Q: To what extent do you think Gershwin has influenced, if at all, American composers of later decades working within the jazz-classical idiom?

A: American composers of later decades working within the jazz-classical idiom did so because they saw how much people enjoyed what Gershwin had done. They saw his success. However, I think Duke Ellington’s influence came from the same African-American music that influenced Gershwin.

Q: While I appreciated the hard work it took to make piano reductions of these scores, I was wondering if you had any plans to record the Gershwin works for piano and orchestra in the future, possibly using the original orchestration, which was considerably leaner than what one hears nowadays from symphony orchestras?

A: Every time I hear the piano-and-orchestra version of Concerto in F in live concert, the piano is drowned out by the orchestra in so many places that it might be a very good idea to thin down the orchestral sound. This work was written only one year after Rhapsody in Blue and was the first concerto that Gershwin himself orchestrated. Because the orchestra overpowers the piano, I think the concerto actually works better on just one—or two—pianos.

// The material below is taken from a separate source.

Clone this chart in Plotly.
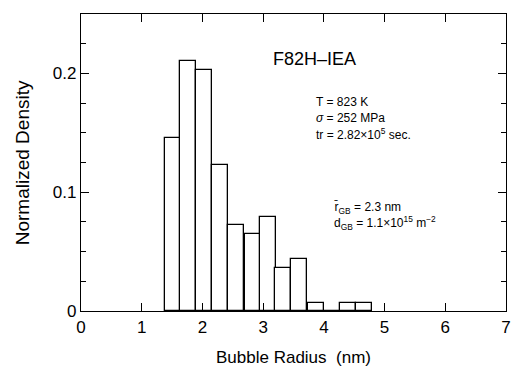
import plotly.graph_objects as go

# Data
bin_left = [1.377, 1.637, 1.902, 2.163, 2.418, 2.694, 2.948, 3.203, 3.463, 3.735, 4.005, 4.265, 4.525]
bin_width = 0.263
density = [0.1455, 0.2104, 0.203, 0.1233, 0.0722, 0.0651, 0.0795, 0.0362, 0.0438, 0.007, 0.0, 0.007, 0.007]
x_ticks = [0, 1, 2, 3, 4, 5, 6, 7]
y_ticks = [0, 0.1, 0.2]
y_ticklabels = ["0", "0.1", "0.2"]

centers = [b + bin_width / 2 for b in bin_left]

FONT = "Liberation Sans, Arial, sans-serif"

fig = go.Figure()
fig.add_trace(go.Bar(
    x=centers, y=density, width=[bin_width] * len(centers),
    marker=dict(color="white", line=dict(color="black", width=1.3)),
    showlegend=False,
))

fig.update_layout(
    width=513, height=374,
    margin=dict(l=81, r=2, t=14, b=63),
    paper_bgcolor="white", plot_bgcolor="white",
    font=dict(family=FONT, color="black", size=17),
    bargap=0,
)
fig.update_xaxes(
    range=[0, 7], tickvals=x_ticks, ticks="inside", ticklen=8, tickwidth=1,
    tickcolor="black", showline=True, linecolor="black", linewidth=1.2,
    mirror="ticks", showgrid=False, zeroline=False, ticklabeloverflow="allow",
    tickfont=dict(size=17, family=FONT),
)
fig.update_yaxes(
    range=[0, 0.25], tickvals=y_ticks, ticktext=y_ticklabels, ticks="inside",
    ticklen=8, tickwidth=1, tickcolor="black", showline=True, linecolor="black",
    linewidth=1.2, mirror="ticks", showgrid=False, zeroline=False,
    tickfont=dict(size=17, family=FONT),
    minor=dict(dtick=0.025, tick0=0, ticks="inside", ticklen=5, tickcolor="black", showgrid=False),
)

anns = [
    dict(text="Bubble Radius  (nm)", x=0.5, y=-0.158, size=17, xanchor="center", angle=0),
    dict(text="Normalized Density", x=-0.137, y=0.5, size=19, xanchor="center", angle=-90),
]
for a in anns:
    fig.add_annotation(text=a["text"], xref="paper", yref="paper", x=a["x"], y=a["y"],
                       xanchor=a["xanchor"], yanchor="middle", showarrow=False,
                       textangle=a["angle"], font=dict(size=a["size"], family=FONT))

labels = [
    ("F82H–IEA", 3.13, 0.2122, 18),
    ("T = 823 K", 3.84, 0.1757, 12),
    ("<i>σ</i> = 252 MPa", 3.84, 0.1627, 12),
    ("tr = 2.82×10<sup>5</sup> sec.", 3.84, 0.149, 12),
    ("r̄<sub>GB</sub> = 2.3 nm", 4.13, 0.0867, 12),
    ("d<sub>GB</sub> = 1.1×10<sup>15</sup> m<sup>−2</sup>", 4.13, 0.0741, 12),
]
for t, x, y, s in labels:
    fig.add_annotation(text=t, x=x, y=y, xref="x", yref="y", xanchor="left",
                       yanchor="middle", showarrow=False, font=dict(size=s, family=FONT))

fig.write_html("out.html")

But, if I were to record the Rhapsody in Blue , I would use all the big, lush sound I could get.

Q: I noticed a video upload on YouTube of your performance of the Chopin Fantaisie-Impromptu, op. 66, which unfortunately I couldn’t watch because I have a dial-up connection. I was wondering if you find a kinship between the fluid, bel canto style of Chopin and the style of Gershwin, which may or may not be played in a rhythmically fluid manner?

A: In Porgy and Bess , Gershwin wrote many fluid, bel canto arias, such as “Summertime” and “I Loves You, Porgy.” And they are rhythmically fluid in that they follow the language. There are often similarities between the style of Gershwin and that of Chopin. Chopin’s melodic lines seem to follow a language pattern also.

Q: Do other jazz-classical hybrids from Anthiel and Ravel to Bill Evans and Mingus hold any interest for you? I’m thinking particularly of Ellington’s Night Creature , which I consider one of his finest works for piano, jazz musicians, and symphony orchestra.

A: Absolutely Ravel does. He’s one of my favorite composers. We all know the influence that Gershwin had on Ravel’s two piano concertos. As for Duke Ellington, I love his music, and I like to play it.

Q: Do you have any additional comments or last words?

A: You have mentioned Rhapsody in Blue several times. Though it is one of my favorites (currently, I’m especially enjoying An American in Paris ), I have transcribed and recorded all of Gershwin’s major works except Cuban Overture. Cuban Overture ’s textures are too thick to make an effective transcription for the piano. It can be done by omitting essential textures, but the final product won’t be satisfying. Gershwin was such a genius!